Movies Magazine


Posted on the 16 July 2014 by Georgewhite @georgew28573812
To Be Or Not To Be (1983)
I actually liked this Mel Brooks, written, starring, produced but not directed film, although I felt somehow that it ended too short, with the cast landing in London, thinking they're in occupied territory, while Brooks is dressed as Hitler. A good cast, Anne Bancroft as Brooks' wife, as she was in reality, Charles Durning as the Nazi Erhardt, Christopher Lloyd as a cadaverous Gestapo man, José  Ferrer, Tim Matheson and others. The British scenes are actually quite convincing.
Nightmare at Noon  (1988)
Greek entrepreneur and exploitation maker Nico Mastorakis makes this Crazies rehash. With a typical B-cast, Bo Hopkins, Brion James and Wings Hauser, and the mighty George Kennedy, who looks like he is constipated, while he fires a gun. Music by current Oscars magnet Hans Zimmer and British composer/Deer Hunter bloke/Pete Walker regular/ex-Dr. Who incidental music composer Stanley Myers.
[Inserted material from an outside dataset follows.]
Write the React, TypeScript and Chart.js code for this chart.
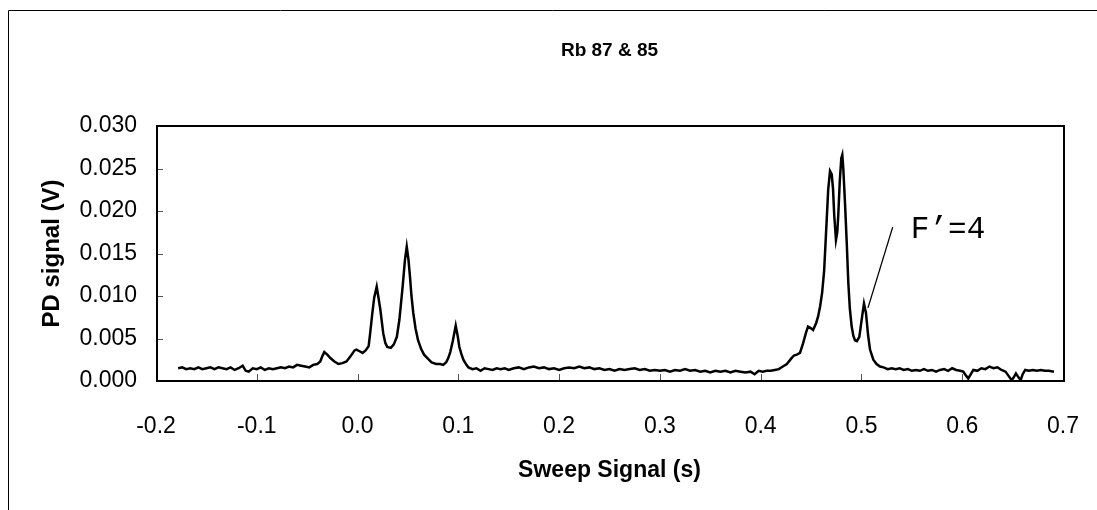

Some white-haired albino bloke and his private army cause a deadly chemical to pour in, causing country music-loving hillbillies to go mad. A lot of explosions and stuff, but I realize (with this, Paul WS Anderson's Roger Corman-distributed film Shopping (fabulous for a 1990s Roger Corman/Concorde/New Horizons/New Concorde film, with Jude Law in an early lead, but middling otherwise) and US SEALS 2, a Nu Image actioner) that I'm not really into DTV shite as much as I thought.
Suburbia (1983)
Roger Corman-produced film from Penny Spheris, who was the lady who did Wayne's World. It's about punk. There's not much in it, bar a punk version of "The Good, the Bad and the Ugly" on the soundtrack. I'm not an LA punk, and it didn't appeal to me.
Le Mans (1971)
Telly direcotr Lee H Katzin (Mission Impossible, and even the Space 1999 pilot) does Steve McQueen as a racer. 4th billed is oddly out of place British character vet and Dr. Who guest star par excellence Ronald Leigh Hunt, a man whose other roles were often "Man in Rugby Crowd", as he in the Omen. Lovely French photography. Torso's Luc Merenda and Alien Contamination and ITC-produced war movie regular Siegfried Rauch appear to give Eurocult cred.
The Beach (1999)
Much Hyped, Much Rubbish.
Two Mules for Sister Sara (1971)
Clint Eastwood and Shirley MacLaine as a nun (or is she?) star in Don Siegel's (but written by Budd Boetticher) faux-spaghetti western (or as I like to call them, Spaghetti Hoops Westerns), with Spanish-type Mexican locations and a bona fide Morricone score full of choral singing and stuff and (SPOILERS) seemingly supposed to start a franchise of sorts. It didn't, but there's great scenery/photography to savour.